2 Corinthians 8:1–4 ESV
We want you to know, brothers, about the grace of God that has been given among the churches of Macedonia, for in a severe test of affliction, their abundance of joy and their extreme poverty have overflowed in a wealth of generosity on their part. For they gave according to their means, as I can testify, and beyond their means, of their own accord, begging us earnestly for the favor of taking part in the relief of the saints—
Matthew 6:24 ESV
“No one can serve two masters, for either he will hate the one and love the other, or he will be devoted to the one and despise the other. You cannot serve God and money.
Matthew 10:24–25 ESV
“A disciple is not above his teacher, nor a servant above his master. It is enough for the disciple to be like his teacher, and the servant like his master. If they have called the master of the house Beelzebul, how much more will they malign those of his household.
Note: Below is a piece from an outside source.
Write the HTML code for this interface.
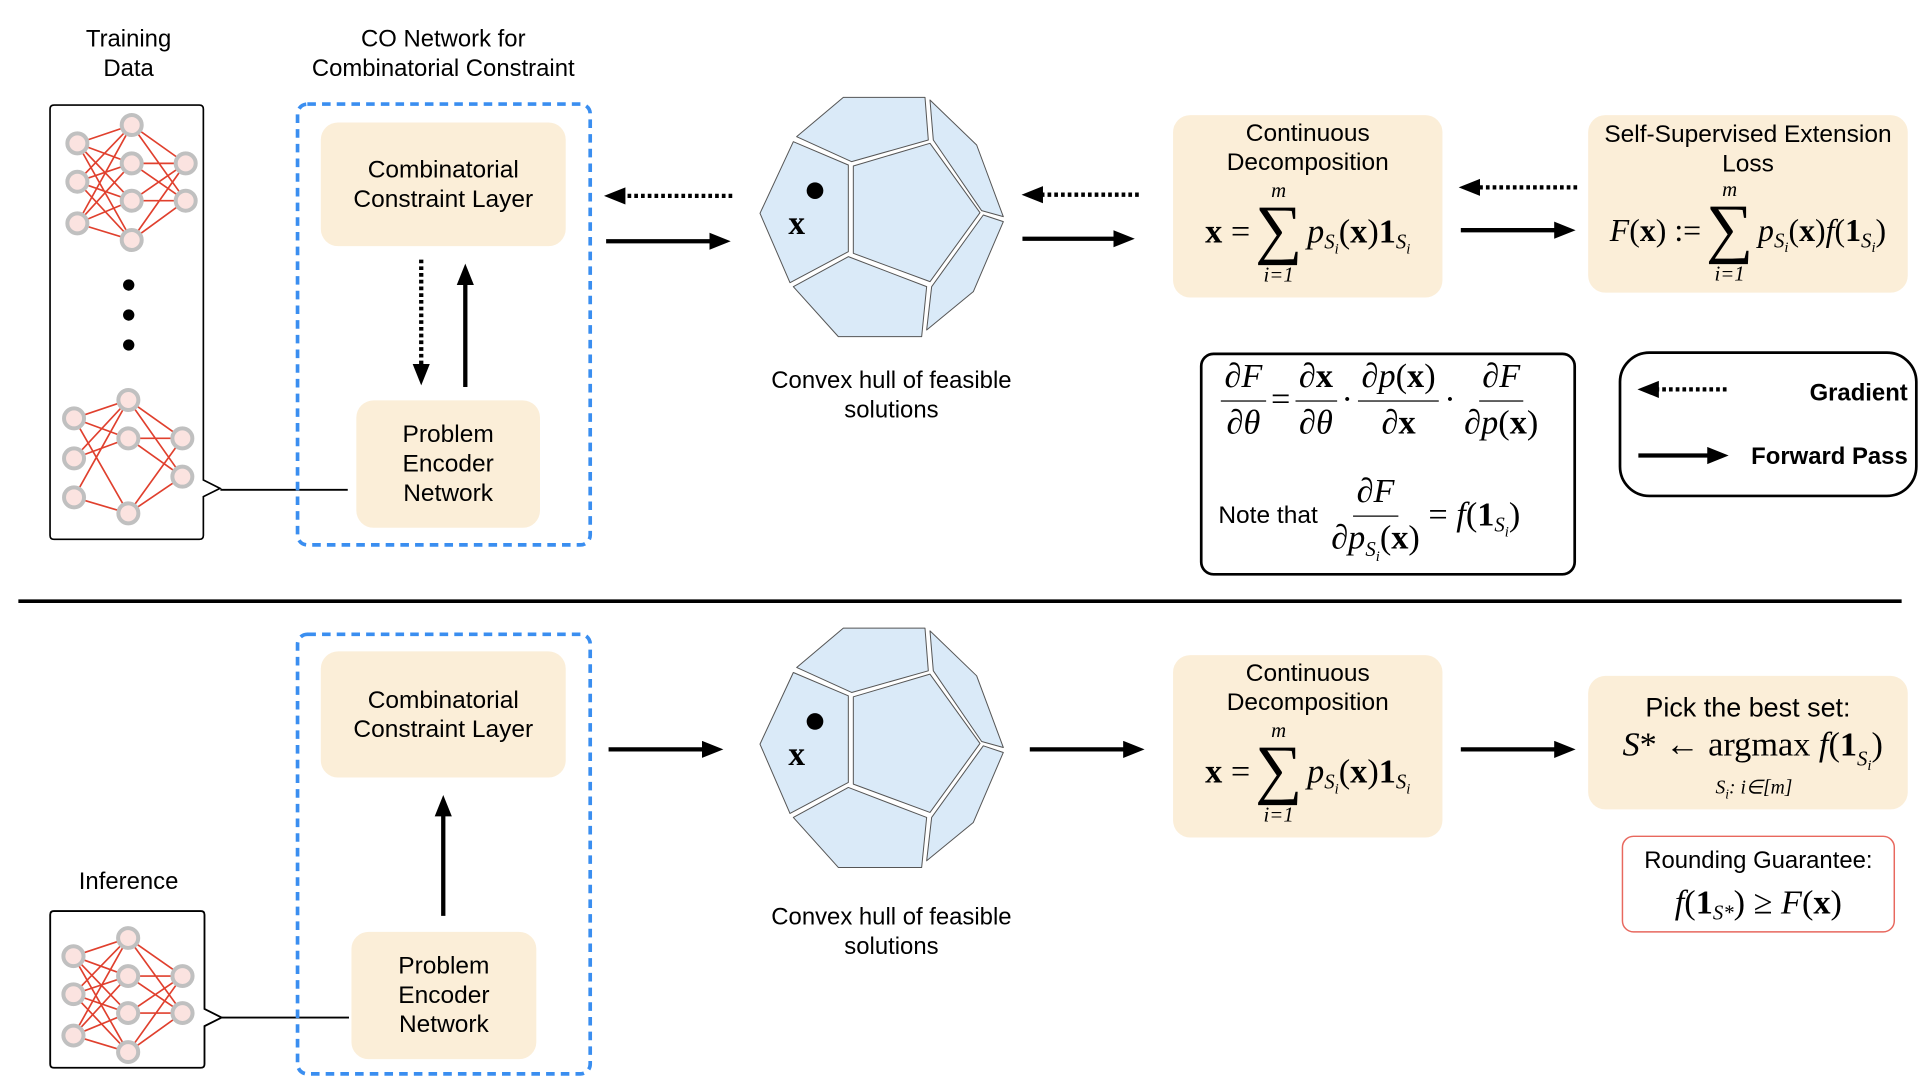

A Christian man is the most free lord of all, and subject to none; a Christian man is the most dutiful servant of all, and subject to everyone.
Martin Luther

Freed to GLORIFY

1 Corinthians 10:31 ESV
So, whether you eat or drink, or whatever you do, do all to the glory of God.
Colossians 3:17 ESV
And whatever you do, in word or deed, do everything in the name of the Lord Jesus, giving thanks to God the Father through him.
We are freed to bring glory to our King Jesus.
The Romans were the masters of this. The Roman economy and way of life was built on the system of slavery and subjugation of other peoples. So much so that they built up a system whereby they could celebrate the victory over their enemies, and glorify the victorious and Triumphant general.
THey would throw a parade, called a Triumph. These were important in that they gave glory to the General and to Rome itself.
First came the captive leaders, allies, and soldiers (and sometimes their families) usually walking in chains. Their captured weapons, armour, gold, silver, statuary, and curious or exotic treasures were carted behind them, along with paintings, tableaux, and models depicting significant places and episodes of the war. Next in line, all on foot, came Rome's senators and magistrates, followed by the general's lictors in their red war-robes, their faces wreathed in laurel, then the general in his four-horse chariot. A companion, or a public slave, might share the chariot with him or, in some cases, his youngest children. His officers and elder sons rode horseback nearby. His unarmed soldiers followed in togas and laurel crowns, chanting "io triumphe!" and singing ribald songs at their general's expense. Somewhere in the procession, two flawless white oxen were led for the sacrifice to Jupiter, garland-decked and with gilded horns. All this was done to the accompaniment of music, clouds of incense, and the strewing of flowers.
As Christians, we are called to glorify and proclaim the victory of our King too!